Description of the task
Write out each line that follows exactly as it stands, without the pictures.
--- Provided data ---
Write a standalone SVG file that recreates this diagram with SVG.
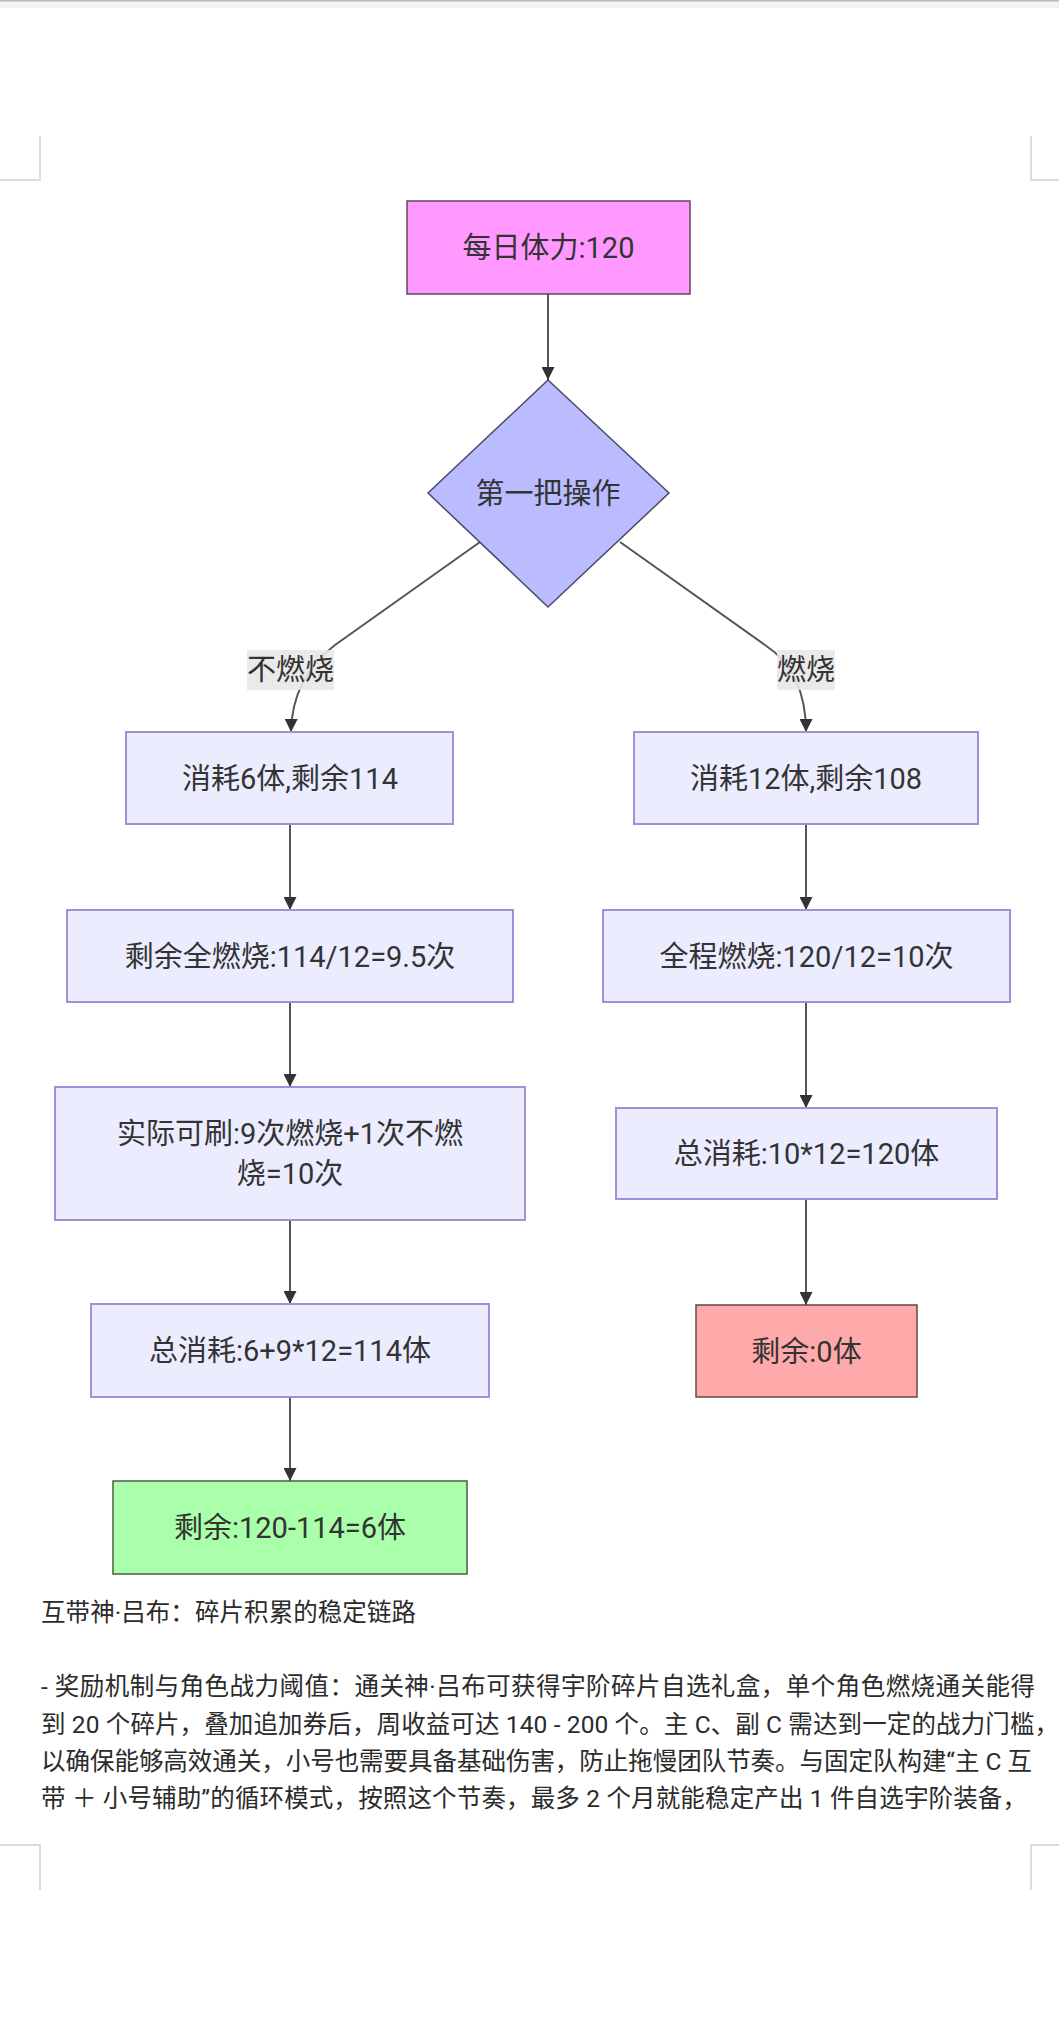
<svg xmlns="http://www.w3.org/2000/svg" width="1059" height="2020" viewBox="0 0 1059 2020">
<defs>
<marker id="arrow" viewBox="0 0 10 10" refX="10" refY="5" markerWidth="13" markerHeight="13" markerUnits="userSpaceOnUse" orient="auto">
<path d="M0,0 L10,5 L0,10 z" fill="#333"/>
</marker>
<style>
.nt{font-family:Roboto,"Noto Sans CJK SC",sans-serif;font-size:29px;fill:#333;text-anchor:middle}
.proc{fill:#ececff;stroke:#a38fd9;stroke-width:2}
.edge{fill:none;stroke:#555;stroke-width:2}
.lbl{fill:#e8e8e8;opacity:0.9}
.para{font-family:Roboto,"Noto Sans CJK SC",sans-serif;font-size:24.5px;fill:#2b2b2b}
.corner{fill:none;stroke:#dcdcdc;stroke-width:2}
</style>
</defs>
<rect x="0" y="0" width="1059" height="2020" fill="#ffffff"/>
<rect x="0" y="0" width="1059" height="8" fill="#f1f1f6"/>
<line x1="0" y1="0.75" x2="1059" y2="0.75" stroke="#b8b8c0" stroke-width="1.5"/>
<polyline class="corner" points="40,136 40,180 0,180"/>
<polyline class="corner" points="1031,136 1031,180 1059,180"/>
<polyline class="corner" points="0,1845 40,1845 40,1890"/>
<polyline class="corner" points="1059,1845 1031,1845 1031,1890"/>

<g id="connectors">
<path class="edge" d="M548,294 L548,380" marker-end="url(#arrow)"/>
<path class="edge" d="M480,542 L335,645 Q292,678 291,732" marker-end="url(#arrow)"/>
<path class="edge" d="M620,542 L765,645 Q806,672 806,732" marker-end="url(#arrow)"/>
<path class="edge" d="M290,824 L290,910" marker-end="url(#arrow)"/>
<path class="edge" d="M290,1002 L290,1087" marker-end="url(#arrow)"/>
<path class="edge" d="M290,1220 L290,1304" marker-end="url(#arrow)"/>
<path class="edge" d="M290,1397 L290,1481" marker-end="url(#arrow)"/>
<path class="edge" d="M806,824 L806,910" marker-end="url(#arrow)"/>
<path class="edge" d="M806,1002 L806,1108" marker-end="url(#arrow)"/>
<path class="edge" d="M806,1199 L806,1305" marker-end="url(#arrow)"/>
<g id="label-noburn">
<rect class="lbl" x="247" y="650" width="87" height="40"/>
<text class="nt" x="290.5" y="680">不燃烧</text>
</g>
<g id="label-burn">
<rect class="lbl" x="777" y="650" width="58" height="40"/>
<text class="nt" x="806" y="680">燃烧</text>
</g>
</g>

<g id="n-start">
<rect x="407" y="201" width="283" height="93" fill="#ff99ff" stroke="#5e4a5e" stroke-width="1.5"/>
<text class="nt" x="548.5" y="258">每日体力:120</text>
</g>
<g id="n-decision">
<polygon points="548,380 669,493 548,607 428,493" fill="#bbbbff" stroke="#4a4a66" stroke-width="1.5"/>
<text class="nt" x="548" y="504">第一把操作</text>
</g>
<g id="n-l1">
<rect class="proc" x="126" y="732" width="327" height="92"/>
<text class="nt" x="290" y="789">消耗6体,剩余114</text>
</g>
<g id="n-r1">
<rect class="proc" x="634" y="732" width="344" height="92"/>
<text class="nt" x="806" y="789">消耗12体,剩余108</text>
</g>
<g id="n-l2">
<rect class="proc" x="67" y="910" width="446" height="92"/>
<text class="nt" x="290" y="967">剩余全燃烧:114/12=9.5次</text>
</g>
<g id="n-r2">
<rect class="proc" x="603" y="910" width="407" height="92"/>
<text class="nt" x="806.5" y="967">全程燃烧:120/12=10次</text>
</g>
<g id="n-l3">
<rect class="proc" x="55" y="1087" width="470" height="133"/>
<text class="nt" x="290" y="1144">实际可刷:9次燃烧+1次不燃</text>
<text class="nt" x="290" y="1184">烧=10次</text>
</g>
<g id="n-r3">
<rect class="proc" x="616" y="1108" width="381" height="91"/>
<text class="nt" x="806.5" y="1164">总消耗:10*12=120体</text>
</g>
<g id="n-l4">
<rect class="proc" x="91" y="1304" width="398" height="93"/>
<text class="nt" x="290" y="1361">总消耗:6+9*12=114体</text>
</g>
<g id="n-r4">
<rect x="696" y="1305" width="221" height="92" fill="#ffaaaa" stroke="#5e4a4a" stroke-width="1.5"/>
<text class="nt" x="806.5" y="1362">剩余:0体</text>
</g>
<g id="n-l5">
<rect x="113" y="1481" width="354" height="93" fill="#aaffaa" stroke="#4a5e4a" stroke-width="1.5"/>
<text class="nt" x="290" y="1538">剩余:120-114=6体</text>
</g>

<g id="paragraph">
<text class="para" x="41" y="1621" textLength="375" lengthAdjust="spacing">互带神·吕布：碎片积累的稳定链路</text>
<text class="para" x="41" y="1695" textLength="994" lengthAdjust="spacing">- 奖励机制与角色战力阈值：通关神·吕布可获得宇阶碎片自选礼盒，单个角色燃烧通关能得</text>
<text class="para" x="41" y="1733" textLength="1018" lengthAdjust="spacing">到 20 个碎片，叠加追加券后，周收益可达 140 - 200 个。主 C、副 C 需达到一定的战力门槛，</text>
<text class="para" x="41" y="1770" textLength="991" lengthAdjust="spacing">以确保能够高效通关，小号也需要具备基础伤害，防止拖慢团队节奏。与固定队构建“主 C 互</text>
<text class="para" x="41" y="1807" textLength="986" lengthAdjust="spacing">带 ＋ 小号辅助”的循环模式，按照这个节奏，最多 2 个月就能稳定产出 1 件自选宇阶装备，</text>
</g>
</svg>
---
Written solution
Write a standalone SVG file that recreates this diagram with SVG.
<svg xmlns="http://www.w3.org/2000/svg" width="1059" height="2020" viewBox="0 0 1059 2020">
<defs>
<marker id="arrow" viewBox="0 0 10 10" refX="10" refY="5" markerWidth="13" markerHeight="13" markerUnits="userSpaceOnUse" orient="auto">
<path d="M0,0 L10,5 L0,10 z" fill="#333"/>
</marker>
<style>
.nt{font-family:Roboto,"Noto Sans CJK SC",sans-serif;font-size:29px;fill:#333;text-anchor:middle}
.proc{fill:#ececff;stroke:#a38fd9;stroke-width:2}
.edge{fill:none;stroke:#555;stroke-width:2}
.lbl{fill:#e8e8e8;opacity:0.9}
.para{font-family:Roboto,"Noto Sans CJK SC",sans-serif;font-size:24.5px;fill:#2b2b2b}
.corner{fill:none;stroke:#dcdcdc;stroke-width:2}
</style>
</defs>
<rect x="0" y="0" width="1059" height="2020" fill="#ffffff"/>
<rect x="0" y="0" width="1059" height="8" fill="#f1f1f6"/>
<line x1="0" y1="0.75" x2="1059" y2="0.75" stroke="#b8b8c0" stroke-width="1.5"/>
<polyline class="corner" points="40,136 40,180 0,180"/>
<polyline class="corner" points="1031,136 1031,180 1059,180"/>
<polyline class="corner" points="0,1845 40,1845 40,1890"/>
<polyline class="corner" points="1059,1845 1031,1845 1031,1890"/>

<g id="connectors">
<path class="edge" d="M548,294 L548,380" marker-end="url(#arrow)"/>
<path class="edge" d="M480,542 L335,645 Q292,678 291,732" marker-end="url(#arrow)"/>
<path class="edge" d="M620,542 L765,645 Q806,672 806,732" marker-end="url(#arrow)"/>
<path class="edge" d="M290,824 L290,910" marker-end="url(#arrow)"/>
<path class="edge" d="M290,1002 L290,1087" marker-end="url(#arrow)"/>
<path class="edge" d="M290,1220 L290,1304" marker-end="url(#arrow)"/>
<path class="edge" d="M290,1397 L290,1481" marker-end="url(#arrow)"/>
<path class="edge" d="M806,824 L806,910" marker-end="url(#arrow)"/>
<path class="edge" d="M806,1002 L806,1108" marker-end="url(#arrow)"/>
<path class="edge" d="M806,1199 L806,1305" marker-end="url(#arrow)"/>
<g id="label-noburn">
<rect class="lbl" x="247" y="650" width="87" height="40"/>
<text class="nt" x="290.5" y="680">不燃烧</text>
</g>
<g id="label-burn">
<rect class="lbl" x="777" y="650" width="58" height="40"/>
<text class="nt" x="806" y="680">燃烧</text>
</g>
</g>

<g id="n-start">
<rect x="407" y="201" width="283" height="93" fill="#ff99ff" stroke="#5e4a5e" stroke-width="1.5"/>
<text class="nt" x="548.5" y="258">每日体力:120</text>
</g>
<g id="n-decision">
<polygon points="548,380 669,493 548,607 428,493" fill="#bbbbff" stroke="#4a4a66" stroke-width="1.5"/>
<text class="nt" x="548" y="504">第一把操作</text>
</g>
<g id="n-l1">
<rect class="proc" x="126" y="732" width="327" height="92"/>
<text class="nt" x="290" y="789">消耗6体,剩余114</text>
</g>
<g id="n-r1">
<rect class="proc" x="634" y="732" width="344" height="92"/>
<text class="nt" x="806" y="789">消耗12体,剩余108</text>
</g>
<g id="n-l2">
<rect class="proc" x="67" y="910" width="446" height="92"/>
<text class="nt" x="290" y="967">剩余全燃烧:114/12=9.5次</text>
</g>
<g id="n-r2">
<rect class="proc" x="603" y="910" width="407" height="92"/>
<text class="nt" x="806.5" y="967">全程燃烧:120/12=10次</text>
</g>
<g id="n-l3">
<rect class="proc" x="55" y="1087" width="470" height="133"/>
<text class="nt" x="290" y="1144">实际可刷:9次燃烧+1次不燃</text>
<text class="nt" x="290" y="1184">烧=10次</text>
</g>
<g id="n-r3">
<rect class="proc" x="616" y="1108" width="381" height="91"/>
<text class="nt" x="806.5" y="1164">总消耗:10*12=120体</text>
</g>
<g id="n-l4">
<rect class="proc" x="91" y="1304" width="398" height="93"/>
<text class="nt" x="290" y="1361">总消耗:6+9*12=114体</text>
</g>
<g id="n-r4">
<rect x="696" y="1305" width="221" height="92" fill="#ffaaaa" stroke="#5e4a4a" stroke-width="1.5"/>
<text class="nt" x="806.5" y="1362">剩余:0体</text>
</g>
<g id="n-l5">
<rect x="113" y="1481" width="354" height="93" fill="#aaffaa" stroke="#4a5e4a" stroke-width="1.5"/>
<text class="nt" x="290" y="1538">剩余:120-114=6体</text>
</g>

<g id="paragraph">
<text class="para" x="41" y="1621" textLength="375" lengthAdjust="spacing">互带神·吕布：碎片积累的稳定链路</text>
<text class="para" x="41" y="1695" textLength="994" lengthAdjust="spacing">- 奖励机制与角色战力阈值：通关神·吕布可获得宇阶碎片自选礼盒，单个角色燃烧通关能得</text>
<text class="para" x="41" y="1733" textLength="1018" lengthAdjust="spacing">到 20 个碎片，叠加追加券后，周收益可达 140 - 200 个。主 C、副 C 需达到一定的战力门槛，</text>
<text class="para" x="41" y="1770" textLength="991" lengthAdjust="spacing">以确保能够高效通关，小号也需要具备基础伤害，防止拖慢团队节奏。与固定队构建“主 C 互</text>
<text class="para" x="41" y="1807" textLength="986" lengthAdjust="spacing">带 ＋ 小号辅助”的循环模式，按照这个节奏，最多 2 个月就能稳定产出 1 件自选宇阶装备，</text>
</g>
</svg>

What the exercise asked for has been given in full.